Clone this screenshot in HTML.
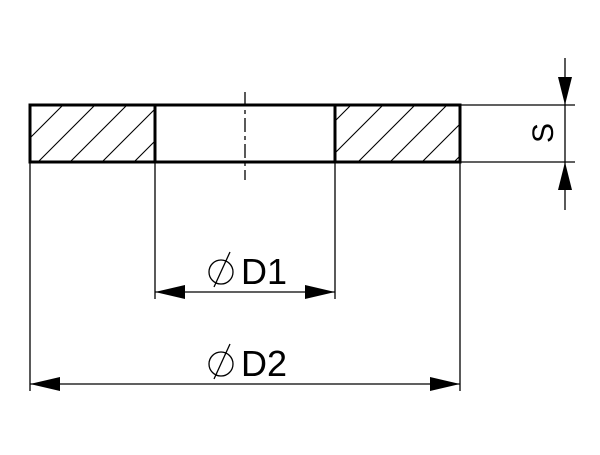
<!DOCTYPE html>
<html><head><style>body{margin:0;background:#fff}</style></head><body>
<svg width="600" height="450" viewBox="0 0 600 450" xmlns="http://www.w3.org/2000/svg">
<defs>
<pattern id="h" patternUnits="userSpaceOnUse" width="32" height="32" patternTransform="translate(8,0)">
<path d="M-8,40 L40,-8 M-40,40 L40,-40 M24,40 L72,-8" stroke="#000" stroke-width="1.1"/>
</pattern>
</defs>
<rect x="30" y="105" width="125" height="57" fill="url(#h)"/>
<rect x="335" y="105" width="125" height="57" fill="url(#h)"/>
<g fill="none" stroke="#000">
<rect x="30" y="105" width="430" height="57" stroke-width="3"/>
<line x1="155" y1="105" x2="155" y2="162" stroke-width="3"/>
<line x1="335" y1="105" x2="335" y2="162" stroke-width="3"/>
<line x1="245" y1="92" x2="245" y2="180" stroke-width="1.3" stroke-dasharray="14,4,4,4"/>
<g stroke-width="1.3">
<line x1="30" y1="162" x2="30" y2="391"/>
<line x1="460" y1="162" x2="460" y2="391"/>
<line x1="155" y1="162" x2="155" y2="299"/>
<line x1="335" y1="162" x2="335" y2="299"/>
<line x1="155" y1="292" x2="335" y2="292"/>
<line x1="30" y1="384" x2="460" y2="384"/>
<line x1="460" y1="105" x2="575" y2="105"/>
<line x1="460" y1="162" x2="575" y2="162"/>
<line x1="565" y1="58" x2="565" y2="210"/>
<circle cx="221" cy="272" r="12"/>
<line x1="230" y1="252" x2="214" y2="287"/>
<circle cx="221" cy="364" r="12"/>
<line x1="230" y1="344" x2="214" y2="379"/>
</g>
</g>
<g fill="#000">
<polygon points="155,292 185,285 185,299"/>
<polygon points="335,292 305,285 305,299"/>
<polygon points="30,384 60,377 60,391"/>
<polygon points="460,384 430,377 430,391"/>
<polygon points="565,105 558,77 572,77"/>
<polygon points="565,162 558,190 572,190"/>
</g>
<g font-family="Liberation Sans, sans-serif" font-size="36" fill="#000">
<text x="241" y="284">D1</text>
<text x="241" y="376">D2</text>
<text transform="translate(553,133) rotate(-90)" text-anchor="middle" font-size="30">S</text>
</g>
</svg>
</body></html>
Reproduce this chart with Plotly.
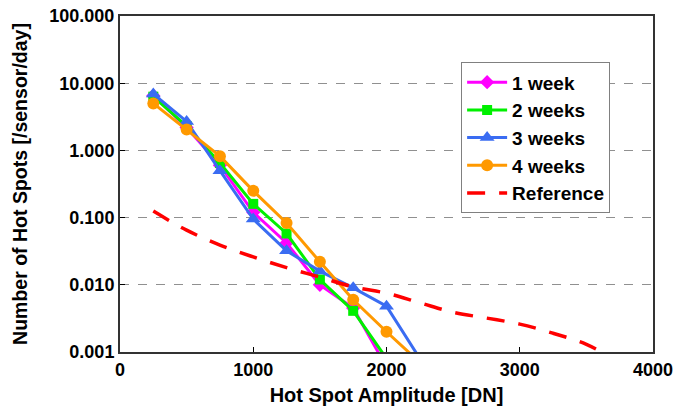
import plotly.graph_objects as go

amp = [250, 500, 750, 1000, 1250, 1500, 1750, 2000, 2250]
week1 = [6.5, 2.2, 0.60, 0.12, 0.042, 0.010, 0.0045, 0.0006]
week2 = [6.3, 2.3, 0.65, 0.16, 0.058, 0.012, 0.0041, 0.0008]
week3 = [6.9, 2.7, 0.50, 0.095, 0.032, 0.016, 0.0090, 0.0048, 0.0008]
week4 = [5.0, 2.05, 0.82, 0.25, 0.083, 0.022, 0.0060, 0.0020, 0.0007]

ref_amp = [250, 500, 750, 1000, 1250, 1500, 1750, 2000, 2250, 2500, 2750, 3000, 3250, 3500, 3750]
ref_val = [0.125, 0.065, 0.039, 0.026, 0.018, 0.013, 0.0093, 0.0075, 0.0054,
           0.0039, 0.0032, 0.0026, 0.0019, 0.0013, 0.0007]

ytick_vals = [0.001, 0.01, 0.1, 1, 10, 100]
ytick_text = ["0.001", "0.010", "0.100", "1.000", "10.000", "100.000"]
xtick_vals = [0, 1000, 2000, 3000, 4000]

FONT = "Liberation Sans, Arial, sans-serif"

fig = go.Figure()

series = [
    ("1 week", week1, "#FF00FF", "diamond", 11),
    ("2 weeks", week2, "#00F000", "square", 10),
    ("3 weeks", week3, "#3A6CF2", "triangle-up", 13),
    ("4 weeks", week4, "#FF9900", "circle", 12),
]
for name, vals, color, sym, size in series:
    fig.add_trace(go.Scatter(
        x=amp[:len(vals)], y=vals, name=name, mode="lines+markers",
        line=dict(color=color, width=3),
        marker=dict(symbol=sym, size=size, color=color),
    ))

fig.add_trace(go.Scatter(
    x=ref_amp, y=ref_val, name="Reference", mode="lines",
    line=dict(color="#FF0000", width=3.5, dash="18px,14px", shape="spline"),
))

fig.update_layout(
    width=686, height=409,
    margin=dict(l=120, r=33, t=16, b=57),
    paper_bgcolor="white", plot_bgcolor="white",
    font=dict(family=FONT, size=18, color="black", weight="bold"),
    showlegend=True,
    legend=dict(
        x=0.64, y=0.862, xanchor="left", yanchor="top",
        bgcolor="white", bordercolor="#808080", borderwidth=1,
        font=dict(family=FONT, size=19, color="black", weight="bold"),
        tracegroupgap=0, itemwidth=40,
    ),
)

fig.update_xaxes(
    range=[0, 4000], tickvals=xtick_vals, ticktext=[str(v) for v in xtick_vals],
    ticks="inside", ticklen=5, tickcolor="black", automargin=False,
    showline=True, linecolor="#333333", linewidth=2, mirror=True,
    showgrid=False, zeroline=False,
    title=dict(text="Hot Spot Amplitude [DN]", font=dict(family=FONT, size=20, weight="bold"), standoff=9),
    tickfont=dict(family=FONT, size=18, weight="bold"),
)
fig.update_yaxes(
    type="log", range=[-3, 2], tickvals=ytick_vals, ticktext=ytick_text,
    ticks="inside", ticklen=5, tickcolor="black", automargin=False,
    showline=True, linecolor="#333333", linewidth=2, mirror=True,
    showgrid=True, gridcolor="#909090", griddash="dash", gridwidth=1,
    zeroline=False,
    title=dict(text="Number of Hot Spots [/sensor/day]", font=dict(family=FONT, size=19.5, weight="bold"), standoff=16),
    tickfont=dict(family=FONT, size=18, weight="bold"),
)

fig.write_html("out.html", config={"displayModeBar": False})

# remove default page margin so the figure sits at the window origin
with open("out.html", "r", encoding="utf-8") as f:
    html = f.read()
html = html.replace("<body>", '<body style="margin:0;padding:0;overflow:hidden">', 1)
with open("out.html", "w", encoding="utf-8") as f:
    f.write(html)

○ ○ ○

#### Exercise brief
Select, from the listing, all lines that include the word "with".

#### Exercise response
Reproduce this chart with Plotly.
with open("out.html", "r", encoding="utf-8") as f:
with open("out.html", "w", encoding="utf-8") as f:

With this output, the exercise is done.